As I did before soccer began, I will answer Gil's relentless question:

Gil: When does t-ball start?
Mom: June 15th
Gil: Tomorrow?
Mom: Nope, June 15th
Gil: The day after tomorrow?
Mom: No. Today is May 1st. June is in 29 more days. Then we have 15 days after that. 45 days, Gil.
Gil: That's not too long.
Mom: Nope!

Meanwhile, Allie concentrates on making eye contact with me to see that I approve of her annoyance, shaking her head at her little brother.

Gil is reading more and more every day. His abilities to sound out words is amazing Jon and me. He'll insist on reading whenever we sit down with a book. When it's 8:45 at night, we're all yawning and rubbing our eyes. Yet he continues to push through each word, with my sleepy pride congratulating him at each appropriate pause. His teacher was adamant about him following practice books in sequence: short vowels and now long vowels. He gets it and I am so proud of him!

Allaire is quite the 7-year old. All her life Jon and I have encouraged her to communicate her emotions and thoughts. We've made a commitment to allowing her to be heard, that her voice means a lot in this house. All the kids' do. The responsibility of educating our daughters to have a voice while knowing how to control it is massive. Awesome. Unbelievably hard work. One of my family members deemed Allie "charismatic." Oy.

She will begin softball in June. Her "best friend" Grace is already buddied up with another friend, so the chances of them being on the same team is left to the divvying of the teams. I don't think I was as young as 7 when I started softball, but I LOVED the Iowa City girls' softball season. I met a lot of girls that I wouldn't have met in the safety of my own school. That was a good experience. This will hopefully provide Allie with the same opportunity.

Allie told me through humongous tears after gymnastics a coupla weeks ago that it was too hard. That she wasn't as good as the bigger girls. A month or two ago she advanced to the next level and felt super confident about it. The boys and I watch her practice from time to time and I'd notice Allie not getting the same one-on-one treatment as some of the other girls. She'd gear up for her roundoff or back hand spring, observing the other girls. Running to the coaches, her speed was not enough for the power needed. They'd awkwardly spot her, praising her when she was done. She'd look up at me with great uncertainty. This is what sparked our conversation the night of the tear flood. We agreed that I'd talk with the coaches to let them know how Al was feeling...and according to Allie, it worked. As a parent, one of the toughest challenges is to know when to encourage and push something, or let it go. At the beginning of gymnastics, Allie told me she was going to get a trophy. I continue to remind her of this goal.

Reading is big with Allie too. She's doing so well. Working so hard. Speaking of "work," that is one of her spelling words today. She's tried, wirk, wrok, rock.
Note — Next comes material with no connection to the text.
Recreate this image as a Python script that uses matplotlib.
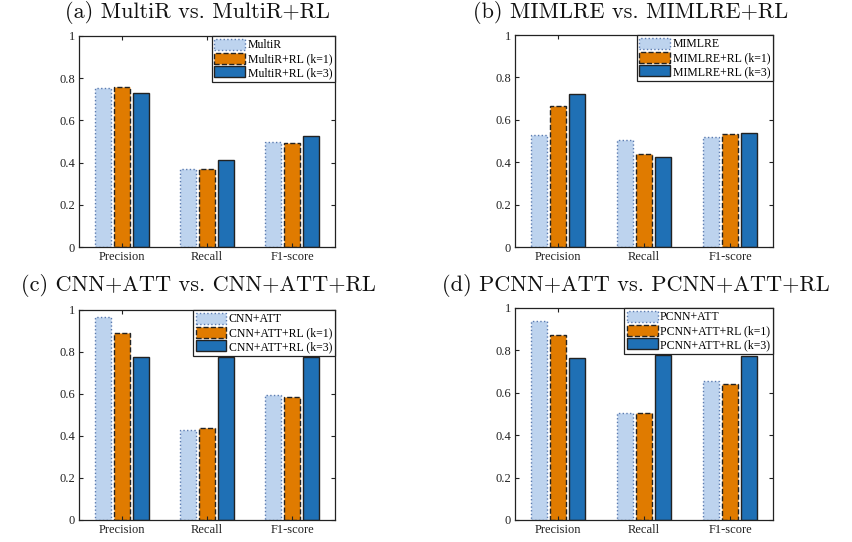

As we went out the door to school this morning, I heard her mumbling, "w-o-r-k" over and over. She'll nail it.

And as for my handsome partner, Jon and I continue our dialog regarding our current living status. We both try to be so supportive of each other, while struggling to appropriately and succesfully communicate our needs. Respecfully recognizing each other's needs has been a challenge when we're both left feeling sorry for ourselves. We constantly remind each other that we are on the same team and wish the same happiness for the other. It's tough though. I'm not going to lie. But I can honestly say, it's getting better with each weekly arrival. Thanks for everything you do, Jon. And all while studying to become a pilot. My beloved, the over achiever.

Time to change laundry loads.


The Hansens not in Germany said...

I see you got the pixi! Looks great...and cold there...brrr!

mamafitz said...

you guys have such a happy lovely family. love all the pictures!